录影的最后,那探索官穿过那条空间隧道,竟直接回到了沐雨星。他立刻向还在秘境的副队发信,请她立即返回,又在放出仅存的队友后,直接进宫向皇帝报告了这一切。

而记录文本的最终,也记录着这位探索官的结局——因不可抗因素,被‘确诊’为谵妄症,收入沐雨国立医疗部总院接受治疗,待精神康复后,才能再回到岗位待命。

此人是否真的得了病,姑且不提,但以当中内情而论,其定是不能再继续做‘常人’的。

因为此事过后,沐雨外交部以录影为凭据,向天启星查询此人,却得了天启外交部极统一的回复:万余年所有一切档案中,确实查无此人。君所见者,应非人也!

这也恰好应了‘祂’所交代过的‘归后莫妄言’,定要在此应验。奈何那探索官不懂祂一片苦心,终究落至这般地步,连病房门都出不去喽!

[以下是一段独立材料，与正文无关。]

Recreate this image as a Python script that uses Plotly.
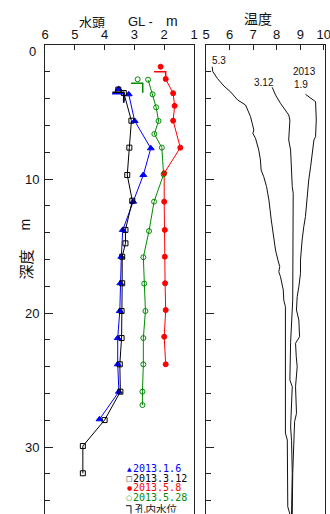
import plotly.graph_objects as go

# ---------------- data ----------------
# Left panel: hydraulic head (GL- m) vs depth (m)
BLUE_NAME = "2013.1.6"
BLUE_D = [3.68, 5.67, 7.71, 9.70, 11.69, 13.8, 15.8, 17.78, 19.85, 21.87, 23.83, 25.87, 27.93]
BLUE_H = [3.19, 2.99, 2.45, 2.70, 3.04, 3.39, 3.44, 3.47, 3.49, 3.56, 3.56, 3.52, 4.17]
BLUE_TOP = (3.53, 3.28)      # (head, depth) isolated point
BLUE_WL = (3.36, 3.63)       # (head, depth) water level in hole

BLACK_NAME = "2013.3.12"
BLACK_D = [3.58, 5.65, 7.66, 9.70, 11.62, 13.8, 14.8, 15.8, 17.78, 19.85, 21.87, 23.83, 25.87, 27.99, 29.93, 31.96]
BLACK_H = [3.355, 3.10, 3.17, 3.24, 3.07, 3.30, 3.30, 3.41, 3.41, 3.43, 3.43, 3.49, 3.47, 4.00, 4.73, 4.73]
BLACK_TOP = (3.54, 3.33)
BLACK_WL = (3.35, 3.52)

RED_NAME = "2013.5.8"
RED_D = [2.54, 3.60, 4.54, 5.65, 7.66, 9.57, 11.69, 13.8, 15.8, 17.78, 19.78, 21.77, 23.83]
RED_H = [1.95, 1.70, 1.65, 1.70, 1.46, 2.00, 2.00, 1.98, 1.98, 1.97, 1.95, 2.00, 1.95]
RED_TOP = (2.12, 1.62)
RED_WL = (1.95, 1.99)

GREEN_NAME = "2013.5.28"
GREEN_D = [2.59, 3.68, 4.65, 5.67, 6.64, 7.66, 9.65, 11.69, 13.88, 15.84, 17.81, 19.85, 21.87, 23.83, 25.87, 26.87]
GREEN_H = [2.54, 2.39, 2.27, 2.19, 2.33, 2.08, 2.02, 2.34, 2.51, 2.70, 2.67, 2.63, 2.70, 2.70, 2.73, 2.73]
GREEN_TOP = (2.89, 2.56)
GREEN_WL = (2.72, 2.86)

WL_LABEL = "孔内水位"

# Right panel: temperature profiles
T53_LABEL = "5.3"
T53_D = [1.62, 1.99, 2.49, 3.06, 3.49, 4.10, 4.48, 5.35, 5.84, 6.34, 6.59, 6.96, 7.84, 8.58, 9.33, 9.83,
         10.57, 11.57, 13.06, 14.55, 15.30, 16.04, 16.54, 16.92, 17.29, 18.28, 19.03, 19.53, 28.96,
         29.48, 31.47, 34.46, 35.0]
T53_T = [5.26, 5.29, 5.48, 5.76, 6.04, 6.34, 6.68, 6.89, 6.96, 7.03, 6.99, 7.10, 7.24, 7.31, 7.34, 7.45,
         7.57, 7.67, 7.77, 7.88, 7.95, 8.05, 8.13, 8.09, 8.16, 8.28, 8.30, 8.37, 8.37,
         8.45, 8.47, 8.47, 8.56]

T312_LABEL = "3.12"
T312_D = [3.16, 3.73, 4.35, 4.85, 5.22, 5.60, 7.09, 7.84, 9.08, 10.57, 11.07, 19.03, 22.2, 25.0, 25.5,
          27.0, 28.5, 29.5, 31.9, 35.0]
T312_T = [7.81, 7.95, 8.16, 8.37, 8.51, 8.56, 8.51, 8.59, 8.62, 8.66, 8.70, 8.68, 8.59, 8.56, 8.66,
          8.62, 8.59, 8.63, 8.66, 8.63]

T19_LABEL = ["2013", "1.9"]
T19_D = [3.68, 4.23, 5.60, 6.84, 7.09, 8.34, 9.08, 10.07, 10.82, 12.07, 12.81, 13.56, 14.55, 16.04, 17.04,
         18.04, 18.78, 19.78, 20.52, 21.77, 22.26, 23.26, 24.01, 25.50, 27.49, 28.11, 29.48, 31.96, 35.0]
T19_T = [9.22, 9.65, 9.68, 9.65, 9.58, 9.51, 9.44, 9.36, 9.32, 9.27, 9.22, 9.15, 9.08, 9.01, 9.01,
         8.94, 8.87, 8.84, 8.94, 8.97, 8.80, 8.83, 8.87, 8.80, 8.84, 8.76, 8.73, 8.68, 8.66]

HEAD_TICKS = [6, 5, 4, 3, 2, 1]
TEMP_TICKS = [5, 6, 7, 8, 9, 10]
DEPTH_TICKS = [0, 10, 20, 30]

# ---------------- style ----------------
W, H = 330, 514
BLUE, BLACK, RED, GREEN = "#0000ff", "#000000", "#ff0000", "#008a00"
LAT = "Liberation Sans"
JP = "Noto Sans CJK JP"
WL_W, WL_H = 0.39, 0.7   # bracket size in data units


def px(x):
    return x / W


def py(y):
    return 1 - y / H


fig = go.Figure()

series = [
    (BLUE_NAME, BLUE_H, BLUE_D, BLUE_TOP, BLUE_WL, BLUE, "triangle-up", 6),
    (BLACK_NAME, BLACK_H, BLACK_D, BLACK_TOP, BLACK_WL, BLACK, "square-open", 5),
    (RED_NAME, RED_H, RED_D, RED_TOP, RED_WL, RED, "circle", 5),
    (GREEN_NAME, GREEN_H, GREEN_D, GREEN_TOP, GREEN_WL, GREEN, "circle-open", 5),
]

for name, hv, dv, top, wl, col, sym, size in series:
    fig.add_trace(go.Scatter(x=hv, y=dv, mode="lines+markers", name=name,
                             line=dict(color=col, width=1),
                             marker=dict(symbol=sym, size=size, color=col, line=dict(color=col, width=1)),
                             xaxis="x", yaxis="y", showlegend=False))
    fig.add_trace(go.Scatter(x=[top[0]], y=[top[1]], mode="markers",
                             marker=dict(symbol=sym, size=size, color=col, line=dict(color=col, width=1)),
                             xaxis="x", yaxis="y", showlegend=False))
    fig.add_trace(go.Scatter(x=[wl[0] + WL_W, wl[0], wl[0]], y=[wl[1], wl[1], wl[1] + WL_H],
                             mode="lines", line=dict(color=col, width=1.5),
                             xaxis="x", yaxis="y", showlegend=False))

for tv, dv in [(T53_T, T53_D), (T312_T, T312_D), (T19_T, T19_D)]:
    fig.add_trace(go.Scatter(x=tv, y=dv, mode="lines", line=dict(color="#111111", width=1),
                             xaxis="x2", yaxis="y2", showlegend=False))

axis_common = dict(showgrid=False, zeroline=False, showline=True, linecolor="#222222", linewidth=1,
                   ticks="inside", tickcolor="#222222", automargin=False, ticklabeloverflow="allow")

fig.update_layout(
    width=W, height=H,
    margin=dict(l=0, r=0, t=0, b=0, pad=0, autoexpand=False),
    showlegend=False,
    paper_bgcolor="white", plot_bgcolor="white",
    font=dict(family=LAT, color="#111111"),
    xaxis=dict(axis_common, domain=[px(45), px(194)], range=[6, 1], side="top", anchor="y",
               tickvals=HEAD_TICKS, ticklen=5, tickfont=dict(size=13, family=LAT)),
    yaxis=dict(axis_common, domain=[0, py(45)], range=[35, 0], anchor="x", mirror=True,
               tickvals=DEPTH_TICKS, ticktext=[""] + [str(v) for v in DEPTH_TICKS[1:]],
               ticklen=8, tickfont=dict(size=13, family=LAT), ticklabelstandoff=2,
               minor=dict(dtick=2, tick0=0, ticks="inside", ticklen=5, tickcolor="#222222")),
    xaxis2=dict(axis_common, domain=[px(206), px(325)], range=[5, 10.05], side="top", anchor="y2",
                tickvals=TEMP_TICKS, ticklen=5, tickfont=dict(size=13, family=LAT)),
    yaxis2=dict(axis_common, domain=[0, py(45)], range=[35, 0], anchor="x2", mirror=True,
                tickvals=DEPTH_TICKS, showticklabels=False, ticklen=8,
                minor=dict(dtick=2, tick0=0, ticks="inside", ticklen=5, tickcolor="#222222")),
)

ann = []


def add_text(text, x, y, size, family=LAT, color="#111111", xanchor="center", angle=0, h=None):
    a = dict(text=text, x=px(x), y=py(y), xref="paper", yref="paper", showarrow=False,
             xanchor=xanchor, yanchor="middle", textangle=angle, borderpad=0,
             font=dict(size=size, family=family, color=color))
    if h is not None:
        a["height"] = h
    ann.append(a)


# titles
add_text("水頭", 92.5, 21.5, 13, JP, h=13)
add_text("GL -", 140, 21.5, 13, LAT, h=13)
add_text("m", 171.5, 21, 14, LAT, h=13)
add_text("温度", 257.5, 18, 14, JP)
add_text("深度", 24.5, 265, 15, JP, angle=-90)
add_text("m", 24.5, 225, 14, LAT, angle=-90)
add_text(str(DEPTH_TICKS[0]), 32, 51.5, 13, LAT)

# temperature curve labels
add_text(T53_LABEL, 210.7, 60.5, 10, LAT, xanchor="left")
add_text(T312_LABEL, 253, 82, 10, LAT, xanchor="left")
add_text(T19_LABEL[0], 291.7, 72, 10, LAT, xanchor="left", h=11)
add_text(T19_LABEL[1], 292.7, 84.5, 10, LAT, xanchor="left", h=11)

# custom legend
leg = [("▲", BLUE_NAME, BLUE, 468.3, 6), ("□", BLACK_NAME, BLACK, 478.3, 7),
       ("●", RED_NAME, RED, 487.3, 6), ("○", GREEN_NAME, GREEN, 497.3, 7)]
for g, name, col, y, gs in leg:
    add_text(g, 129, y, gs, "DejaVu Sans", col, h=9)
    add_text(name, 132.3, y, 10, "DejaVu Sans Mono", col, xanchor="left", h=9)
add_text(WL_LABEL, 134.3, 508, 10.5, JP, xanchor="left", h=10)

fig.update_layout(annotations=ann)
fig.add_shape(type="path", xref="paper", yref="paper",
              path=f"M {px(126)} {py(505.7)} L {px(131)} {py(505.7)} L {px(131)} {py(513.5)}",
              line=dict(color="#111111", width=1))

fig.write_html("out.html", config={"displayModeBar": False},
               post_script="document.body.style.margin='0';")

而此刻听闻此词后,晓云驰确定以及肯定,那探索官根本没病,而是真的见到了风神本尊,甚至得到了祂的救助。但因此事实在匪夷所思,他父皇才会让那探索官去住院,以此来躲避某种未知的灾难。

可什么灾难会与风神有关,且一定会在见到风神后被触发?他思索片刻,得出答案——来自魔岚神,甚至是原初魔祖的打击报复。

以此为据,他父皇很可能早已知晓魔岚神的存在,并一直防备着此獠。但是,魔岚神与风神和原初魔祖有关之事,从不曾被公开过,他父皇又是经何途径得知此事的?

这个问题,他无论如何也想不明白,遂暂时将其搁置。眼下他另有一件要事想问,却不知这神偶是否能答?

思及此,他对着神偶拱手道:“云台君对沐雨子民施以援手,实在高义,吾谨代现任沐雨皇,谢君恩德,感激不尽。”

神偶对此没什么反应,连头都没点上一个。风乘麟本尊时睡时醒,不应也正常不是?

但这正合晓云驰的意,他继而道:“如今那位深陷泥淖,虽己及妻儿生活无忧,却不得自由。为让他摆脱这一切,我有一事必然要问,却不知君能否如实相告——”

“在我之前,有过其他众神之子吗?”

这问题太过突然,无论是月神还是嘉长川,都登时骇了一跳。风乘麟刚才到底暗示了什么,才能让晓云驰往这方面联想?